The project directory should now have a large number of new files:
There are two files in particular I'd like to point out:
The assumption here is the computer that runs DarkMark is not necessarily the computer with the high-end GPU video card you'll use to train the neural network. So the script "send_files_to_gpu_rig.sh" uses rsync to get everything needed to a rig named "gpurig". (Add an alias for it in your /etc/hosts file.) Or modify the script to make it do what you need.
Once the files are on the rig where you'll train, run "stopsigns_train.sh" to begin training. Then you sit back and relax.
With a decent video card and darknet correctly configured to use GPU+cuDNN, it should take ~15 minutes to get through the 2000 iterations. If you're training with the CPU instead of a GPU, it might take several days.
The script "get_results_from_gpu_rig.sh" is similar to "send_files_to_gpu_rig.sh". It uses rsync to get the weight files from the GPU training rig, and then it displays the chart with a summary of the training session.
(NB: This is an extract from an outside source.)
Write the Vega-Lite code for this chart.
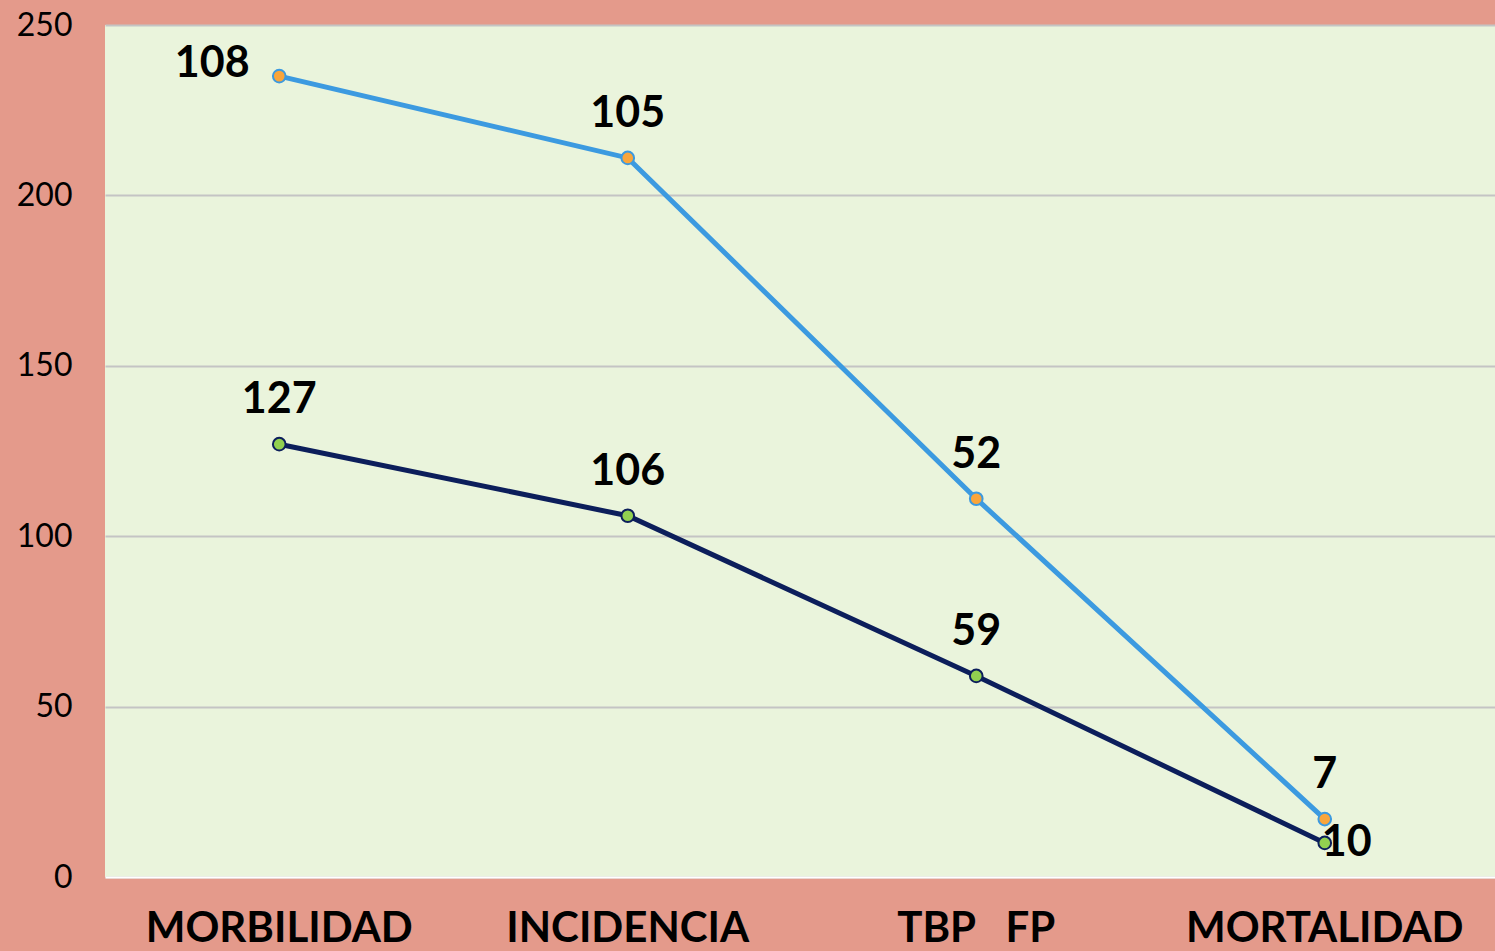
{
  "$schema": "https://vega.github.io/schema/vega-lite/v6.json",
  "width": 1394,
  "height": 852,
  "autosize": {"type": "none"},
  "padding": {"left": 105, "top": 25, "right": 0, "bottom": 74},
  "background": "#E49A8B",
  "config": {
    "view": {"fill": "#EAF4DC", "stroke": null},
    "font": "Lato"
  },
  "data": {
    "values": [
      {"cat": "MORBILIDAD", "serie": "s1", "value": 127},
      {"cat": "INCIDENCIA", "serie": "s1", "value": 106},
      {"cat": "TBP\u00a0\u00a0\u00a0FP", "serie": "s1", "value": 59},
      {"cat": "MORTALIDAD", "serie": "s1", "value": 10},
      {"cat": "MORBILIDAD", "serie": "s2", "value": 108},
      {"cat": "INCIDENCIA", "serie": "s2", "value": 105},
      {"cat": "TBP\u00a0\u00a0\u00a0FP", "serie": "s2", "value": 52},
      {"cat": "MORTALIDAD", "serie": "s2", "value": 7}
    ]
  },
  "transform": [
    {"stack": "value", "groupby": ["cat"], "sort": [{"field": "serie", "order": "ascending"}], "as": ["v0", "v1"]}
  ],
  "encoding": {
    "x": {
      "field": "cat", "type": "nominal", "sort": null, "title": null,
      "scale": {"type": "band", "paddingInner": 0, "paddingOuter": 0},
      "axis": {
        "labelAngle": 0, "labelFont": "Lato", "labelFontWeight": "bold", "labelFontSize": 42,
        "labelColor": "#000000", "labelBaseline": "alphabetic", "labelPadding": 64, "labelLimit": 0,
        "labelOverlap": false,
        "ticks": false, "tickSize": 0, "domain": true, "domainColor": "#FFFFFF", "domainWidth": 2,
        "grid": false
      }
    },
    "y": {
      "field": "v1", "type": "quantitative", "title": null,
      "scale": {"domain": [0, 250], "nice": false, "zero": true},
      "axis": {
        "values": [0, 50, 100, 150, 200, 250], "labelFont": "Lato", "labelFontSize": 32,
        "labelColor": "#000000", "labelPadding": 33, "ticks": false, "tickSize": 0, "domain": false,
        "grid": true, "gridColor": "#C4C4C4", "gridWidth": 2
      }
    }
  },
  "layer": [
    {
      "mark": {"type": "line", "strokeWidth": 5},
      "encoding": {
        "color": {"field": "serie", "type": "nominal", "legend": null,
          "scale": {"domain": ["s1", "s2"], "range": ["#0C1E5B", "#3C9AE0"]}}
      }
    },
    {
      "mark": {"type": "point", "filled": true, "shape": "circle", "size": 160, "strokeWidth": 2, "opacity": 1},
      "encoding": {
        "fill": {"field": "serie", "type": "nominal", "legend": null,
          "scale": {"domain": ["s1", "s2"], "range": ["#92D050", "#F9A53B"]}},
        "stroke": {"field": "serie", "type": "nominal", "legend": null,
          "scale": {"domain": ["s1", "s2"], "range": ["#0C1E5B", "#3C9AE0"]}}
      }
    },
    {
      "transform": [{"filter": "!(datum.cat == 'MORBILIDAD' && datum.serie == 's2') && !(datum.cat == 'MORTALIDAD' && datum.serie == 's1')"}],
      "mark": {"type": "text", "font": "Lato", "fontWeight": "bold", "fontSize": 43, "color": "#000000", "baseline": "middle", "align": "center", "dy": -44},
      "encoding": {"text": {"field": "value", "type": "quantitative"}}
    },
    {
      "transform": [{"filter": "datum.cat == 'MORBILIDAD' && datum.serie == 's2'"}],
      "mark": {"type": "text", "font": "Lato", "fontWeight": "bold", "fontSize": 43, "color": "#000000", "baseline": "middle", "align": "center", "dx": -67, "dy": -12},
      "encoding": {"text": {"field": "value", "type": "quantitative"}}
    },
    {
      "transform": [{"filter": "datum.cat == 'MORTALIDAD' && datum.serie == 's1'"}],
      "mark": {"type": "text", "font": "Lato", "fontWeight": "bold", "fontSize": 43, "color": "#000000", "baseline": "middle", "align": "center", "dx": 22, "dy": 0},
      "encoding": {"text": {"field": "value", "type": "quantitative"}}
    }
  ]
}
You can run this script multiple times, even when your GPU rig is still in the middle of training the network. Once training has finished, the output chart should look similar to this:
But the real test is to view the neural network in action. You can use darknet for this (darknet detector test ...) or the DarkHelp command-line tool. The neural network is the combination of 3 files:
So using the DarkHelp command-line tool, we'll provide all the necessary files, and then list some image files we'd like DarkHelp to use:
DarkHelp has a page that explains the many command-line parameters.
The network does not have anywhere near enough images or diversity, nor was it trained for long enough to be very effective, but even with the minimal 2000 iterations it should be good enough to pick out the stop signs in our images:
That's it! At this point, you have your first neural network. Continue adding more images and train for many more iterations if you want it to get better.